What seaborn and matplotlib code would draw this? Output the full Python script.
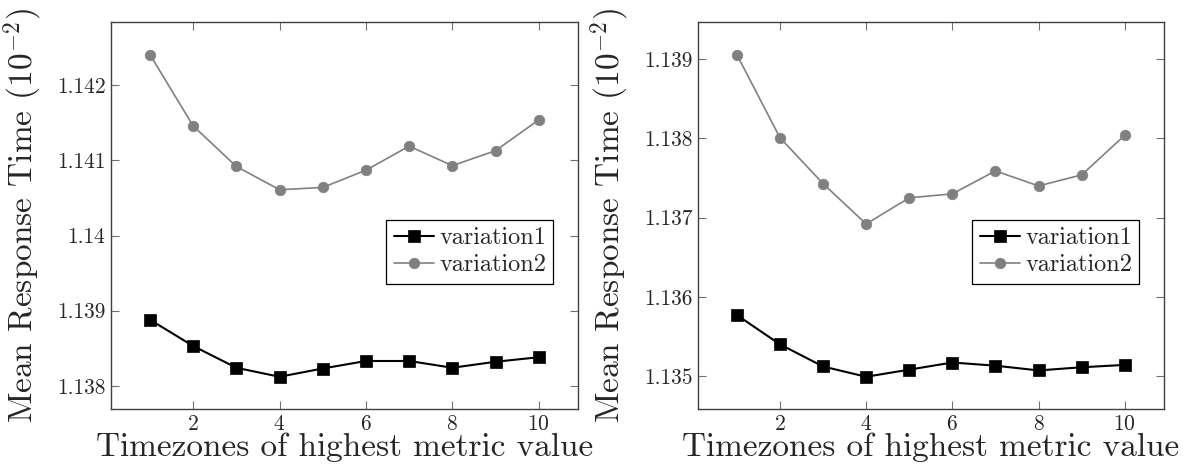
import matplotlib
matplotlib.use("Agg")
import matplotlib.pyplot as plt
import pandas as pd
import seaborn as sns
from matplotlib.ticker import FixedLocator, FuncFormatter

# Timezone index on the x axis
timezones = [1, 2, 3, 4, 5, 6, 7, 8, 9, 10]

# Left panel: mean response time per variation
left_variation1 = [1.13888, 1.13853, 1.13824, 1.13812, 1.13823,
                   1.13833, 1.13833, 1.13824, 1.13832, 1.13838]
left_variation2 = [1.14241, 1.14146, 1.14092, 1.14061, 1.14064,
                   1.14087, 1.14119, 1.14093, 1.14113, 1.14154]

# Right panel: mean response time per variation
right_variation1 = [1.13577, 1.13540, 1.13512, 1.13499, 1.13508,
                    1.13517, 1.13513, 1.13507, 1.13511, 1.13514]
right_variation2 = [1.13906, 1.13801, 1.13743, 1.13692, 1.13725,
                    1.13730, 1.13759, 1.13740, 1.13754, 1.13804]

series_names = ["variation1", "variation2"]
x_ticks = [2, 4, 6, 8, 10]
left_y_ticks = [1.138, 1.139, 1.140, 1.141, 1.142]
right_y_ticks = [1.135, 1.136, 1.137, 1.138, 1.139]
x_label = "Timezones of highest metric value"
y_label = r"Mean Response Time $(10^{-2})$"

sns.set_theme(style="white")
plt.rcParams.update({
    "font.family": ["cmr10"],
    "mathtext.fontset": "cm",
    "axes.unicode_minus": False,
    "axes.formatter.use_mathtext": True,
})

series_styles = {
    "variation1": dict(color="black", marker="s", markersize=8.0, linewidth=1.5),
    "variation2": dict(color="#808080", marker="o", markersize=7.6, linewidth=1.2),
}


def tick_text(v, _pos=None):
    s = f"{v:.3f}".rstrip("0").rstrip(".")
    return s


def draw_panel(ax, v1, v2, yticks):
    frame = pd.DataFrame({
        "tz": timezones * 2,
        "value": v1 + v2,
        "series": [series_names[0]] * len(v1) + [series_names[1]] * len(v2),
    })
    for name in series_names:
        st = series_styles[name]
        sns.lineplot(data=frame[frame["series"] == name], x="tz", y="value",
                     ax=ax, color=st["color"], marker=st["marker"],
                     markersize=st["markersize"], linewidth=st["linewidth"],
                     markeredgecolor=st["color"], markeredgewidth=0.5,
                     label=name, errorbar=None)
    ax.margins(x=0.1, y=0.1)
    ax.xaxis.set_major_locator(FixedLocator(x_ticks))
    ax.yaxis.set_major_locator(FixedLocator(yticks))
    ax.yaxis.set_major_formatter(FuncFormatter(tick_text))
    ax.tick_params(axis="both", which="major", direction="in", length=6,
                   width=0.8, color="#707070", labelsize=15.5,
                   top=True, right=True, bottom=True, left=True, pad=4)
    for sp in ax.spines.values():
        sp.set_visible(True)
        sp.set_color("#404040")
        sp.set_linewidth(1.0)
    ax.set_xlabel(x_label, fontsize=24)
    ax.set_ylabel(y_label, fontsize=24)
    ax.xaxis.set_label_coords(0.5, -0.062)
    ax.yaxis.set_label_coords(-0.141, 0.5)
    leg = ax.legend(loc="upper right", bbox_to_anchor=(0.948, 0.489),
                    fontsize=17.5, frameon=True, fancybox=False, framealpha=1,
                    edgecolor="black", handlelength=1.65, handletextpad=0.22,
                    borderpad=0.3, labelspacing=0.2, borderaxespad=0.0)
    leg.get_frame().set_linewidth(0.9)


fig = plt.figure(figsize=(11.95, 4.70), dpi=100)
ax_left = fig.add_axes([0.0929, 0.1298, 0.3905, 0.8228])
ax_right = fig.add_axes([0.5841, 0.1298, 0.3896, 0.8228])

draw_panel(ax_left, left_variation1, left_variation2, left_y_ticks)
draw_panel(ax_right, right_variation1, right_variation2, right_y_ticks)

fig.savefig("out.png", dpi=100, facecolor="white")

* * * * *

# Direction
Tally up the lines holding the string "seaborn" in this listing, and report the total alone.

# Written reply
2